(Records with drawing code)
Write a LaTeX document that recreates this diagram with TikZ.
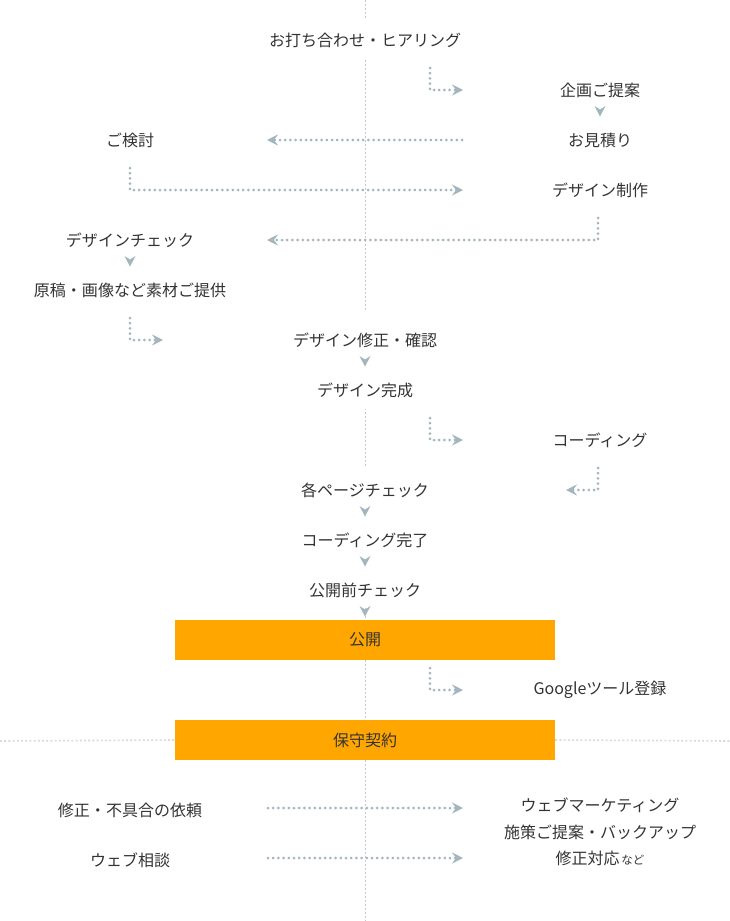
\documentclass[tikz,border=0pt]{standalone}
\usepackage{fontspec}
\setmainfont{Noto Sans CJK JP}
\usetikzlibrary{arrows.meta,calc}
\definecolor{txt}{HTML}{333333}
\definecolor{arr}{HTML}{A3B5BD}
\definecolor{cline}{HTML}{C8C8C8}
\definecolor{hline}{HTML}{DADADA}
\definecolor{orng}{HTML}{FFA600}
\begin{document}
\begin{tikzpicture}[x=1bp,y=-1bp,
  lbl/.style={text=txt,font=\fontsize{16bp}{19bp}\selectfont,inner sep=0pt},
  obox/.style={fill=orng,minimum width=380bp,minimum height=40bp,inner sep=0pt,text=txt,font=\fontsize{16bp}{19bp}\selectfont},
  flow/.style={draw=arr,line width=3bp,dash pattern=on 0bp off 5.2bp,line cap=round,
    -{Stealth[length=11bp,width=11bp,inset=4bp]}},
  down/.pic={\fill[arr] (-5.5,-5)--(0,5.5)--(5.5,-5)--(0,-1.5)--cycle;}]
\useasboundingbox (0,0) rectangle (730,921);
% center guide line
\draw[cline,line width=0.8bp,dash pattern=on 2bp off 2bp] (365,0) -- (365,921);
\fill[white] (358,20) rectangle (372,59);
\fill[white] (358,312) rectangle (372,409);
\fill[white] (358,468) rectangle (372,608);
% texts
\node[lbl] (hear) at (365,40) {お打ち合わせ・ヒアリング};
\node[lbl] (kikaku) at (600,90) {企画ご提案};
\node[lbl] (mitsu) at (600,140) {お見積り};
\node[lbl] (kento) at (130,140) {ご検討};
\node[lbl] (seisaku) at (600,190) {デザイン制作};
\node[lbl] (dcheck) at (130,240) {デザインチェック};
\node[lbl] (genko) at (130,290) {原稿・画像など素材ご提供};
\node[lbl] (shusei) at (365,340) {デザイン修正・確認};
\node[lbl] (kansei) at (365,390) {デザイン完成};
\node[lbl] (coding) at (600,440) {コーディング};
\node[lbl] (pcheck) at (365,490) {各ページチェック};
\node[lbl] (ckanryo) at (365,540) {コーディング完了};
\node[lbl] (kcheck) at (365,590) {公開前チェック};
\node[obox] (kokai) at (365,640) {公開};
\node[lbl] (google) at (600,690) {Googleツール登録};
\node[obox] (hoshu) at (365,740) {保守契約};
\node[lbl] (irai) at (130,810) {修正・不具合の依頼};
\node[lbl] (sodan) at (130,860) {ウェブ相談};
\node[lbl,align=center,font=\fontsize{16bp}{26.5bp}\selectfont] (mkt) at (600,832)
  {ウェブマーケティング\\施策ご提案・バックアップ\\修正対応{\fontsize{11.5bp}{12bp}\selectfont\,など}};
% gray line through maintenance box
\draw[hline,line width=1.6bp,dash pattern=on 2bp off 2.2bp] (0,741) -- (hoshu.west);
\draw[hline,line width=1.6bp,dash pattern=on 2bp off 2.2bp] (hoshu.east) -- (730,741);
% step triangles
\pic at ($(kikaku)!0.42!(mitsu)$) {down};
\pic at ($(dcheck)!0.42!(genko)$) {down};
\pic at ($(shusei)!0.42!(kansei)$) {down};
\pic at ($(pcheck)!0.42!(ckanryo)$) {down};
\pic at ($(ckanryo)!0.42!(kcheck)$) {down};
\pic at (365,611) {down};
% connector end points
\coordinate (a1s) at (430,68);  \coordinate (a1e) at (463,90);
\coordinate (a2s) at (462,140); \coordinate (a2e) at (267,140);
\coordinate (a3s) at (130,168); \coordinate (a3e) at (463,190);
\coordinate (a4s) at (598,218); \coordinate (a4e) at (267,240);
\coordinate (a5s) at (130,318); \coordinate (a5e) at (163,340);
\coordinate (a6s) at (430,418); \coordinate (a6e) at (463,440);
\coordinate (a7s) at (598,468); \coordinate (a7e) at (566,490);
\coordinate (a8s) at (430,668); \coordinate (a8e) at (463,690);
\coordinate (a9s) at (268,808); \coordinate (a9e) at (463,808);
\coordinate (a10s) at (268,858); \coordinate (a10e) at (463,858);
\draw[flow] (a1s) |- (a1e);
\draw[flow] (a2s) -- (a2e);
\draw[flow] (a3s) |- (a3e);
\draw[flow] (a4s) |- (a4e);
\draw[flow] (a5s) |- (a5e);
\draw[flow] (a6s) |- (a6e);
\draw[flow] (a7s) |- (a7e);
\draw[flow] (a8s) |- (a8e);
\draw[flow] (a9s) -- (a9e);
\draw[flow] (a10s) -- (a10e);
\end{tikzpicture}
\end{document}
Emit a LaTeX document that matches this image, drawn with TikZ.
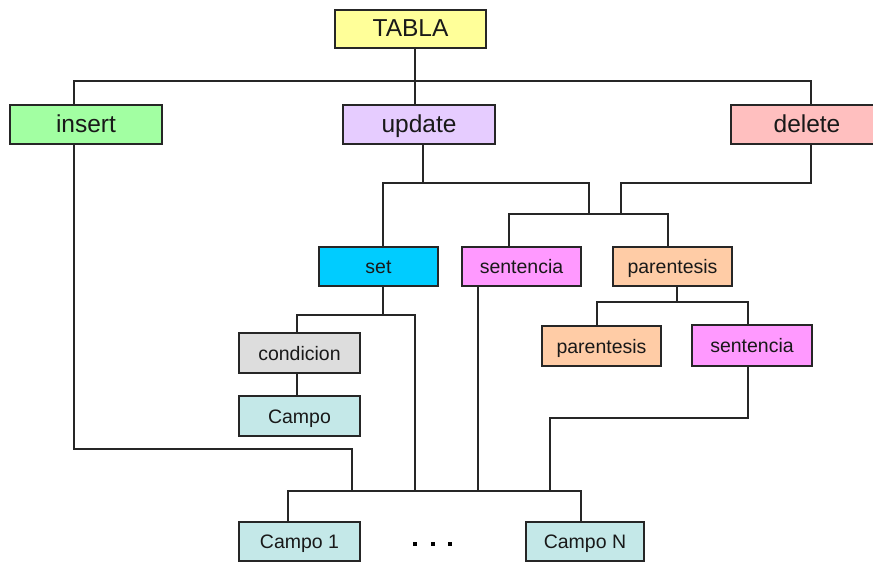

* DIRECTION
In your copy of the records, include no pictures; repeat everything else exactly.

* SOLUTION BELOW
Write a LaTeX document that recreates this diagram with TikZ.
\documentclass[tikz,border=0pt]{standalone}
\usepackage{fontspec}
\setmainfont{Noto Sans CJK JP}
\usetikzlibrary{arrows.meta,calc}
\definecolor{txt}{HTML}{333333}
\definecolor{arr}{HTML}{A3B5BD}
\definecolor{cline}{HTML}{C8C8C8}
\definecolor{hline}{HTML}{DADADA}
\definecolor{orng}{HTML}{FFA600}
\begin{document}
\begin{tikzpicture}[x=1bp,y=-1bp,
  lbl/.style={text=txt,font=\fontsize{16bp}{19bp}\selectfont,inner sep=0pt},
  obox/.style={fill=orng,minimum width=380bp,minimum height=40bp,inner sep=0pt,text=txt,font=\fontsize{16bp}{19bp}\selectfont},
  flow/.style={draw=arr,line width=3bp,dash pattern=on 0bp off 5.2bp,line cap=round,
    -{Stealth[length=11bp,width=11bp,inset=4bp]}},
  down/.pic={\fill[arr] (-5.5,-5)--(0,5.5)--(5.5,-5)--(0,-1.5)--cycle;}]
\useasboundingbox (0,0) rectangle (730,921);
% center guide line
\draw[cline,line width=0.8bp,dash pattern=on 2bp off 2bp] (365,0) -- (365,921);
\fill[white] (358,20) rectangle (372,59);
\fill[white] (358,312) rectangle (372,409);
\fill[white] (358,468) rectangle (372,608);
% texts
\node[lbl] (hear) at (365,40) {お打ち合わせ・ヒアリング};
\node[lbl] (kikaku) at (600,90) {企画ご提案};
\node[lbl] (mitsu) at (600,140) {お見積り};
\node[lbl] (kento) at (130,140) {ご検討};
\node[lbl] (seisaku) at (600,190) {デザイン制作};
\node[lbl] (dcheck) at (130,240) {デザインチェック};
\node[lbl] (genko) at (130,290) {原稿・画像など素材ご提供};
\node[lbl] (shusei) at (365,340) {デザイン修正・確認};
\node[lbl] (kansei) at (365,390) {デザイン完成};
\node[lbl] (coding) at (600,440) {コーディング};
\node[lbl] (pcheck) at (365,490) {各ページチェック};
\node[lbl] (ckanryo) at (365,540) {コーディング完了};
\node[lbl] (kcheck) at (365,590) {公開前チェック};
\node[obox] (kokai) at (365,640) {公開};
\node[lbl] (google) at (600,690) {Googleツール登録};
\node[obox] (hoshu) at (365,740) {保守契約};
\node[lbl] (irai) at (130,810) {修正・不具合の依頼};
\node[lbl] (sodan) at (130,860) {ウェブ相談};
\node[lbl,align=center,font=\fontsize{16bp}{26.5bp}\selectfont] (mkt) at (600,832)
  {ウェブマーケティング\\施策ご提案・バックアップ\\修正対応{\fontsize{11.5bp}{12bp}\selectfont\,など}};
% gray line through maintenance box
\draw[hline,line width=1.6bp,dash pattern=on 2bp off 2.2bp] (0,741) -- (hoshu.west);
\draw[hline,line width=1.6bp,dash pattern=on 2bp off 2.2bp] (hoshu.east) -- (730,741);
% step triangles
\pic at ($(kikaku)!0.42!(mitsu)$) {down};
\pic at ($(dcheck)!0.42!(genko)$) {down};
\pic at ($(shusei)!0.42!(kansei)$) {down};
\pic at ($(pcheck)!0.42!(ckanryo)$) {down};
\pic at ($(ckanryo)!0.42!(kcheck)$) {down};
\pic at (365,611) {down};
% connector end points
\coordinate (a1s) at (430,68);  \coordinate (a1e) at (463,90);
\coordinate (a2s) at (462,140); \coordinate (a2e) at (267,140);
\coordinate (a3s) at (130,168); \coordinate (a3e) at (463,190);
\coordinate (a4s) at (598,218); \coordinate (a4e) at (267,240);
\coordinate (a5s) at (130,318); \coordinate (a5e) at (163,340);
\coordinate (a6s) at (430,418); \coordinate (a6e) at (463,440);
\coordinate (a7s) at (598,468); \coordinate (a7e) at (566,490);
\coordinate (a8s) at (430,668); \coordinate (a8e) at (463,690);
\coordinate (a9s) at (268,808); \coordinate (a9e) at (463,808);
\coordinate (a10s) at (268,858); \coordinate (a10e) at (463,858);
\draw[flow] (a1s) |- (a1e);
\draw[flow] (a2s) -- (a2e);
\draw[flow] (a3s) |- (a3e);
\draw[flow] (a4s) |- (a4e);
\draw[flow] (a5s) |- (a5e);
\draw[flow] (a6s) |- (a6e);
\draw[flow] (a7s) |- (a7e);
\draw[flow] (a8s) |- (a8e);
\draw[flow] (a9s) -- (a9e);
\draw[flow] (a10s) -- (a10e);
\end{tikzpicture}
\end{document}
Emit a LaTeX document that matches this image, drawn with TikZ.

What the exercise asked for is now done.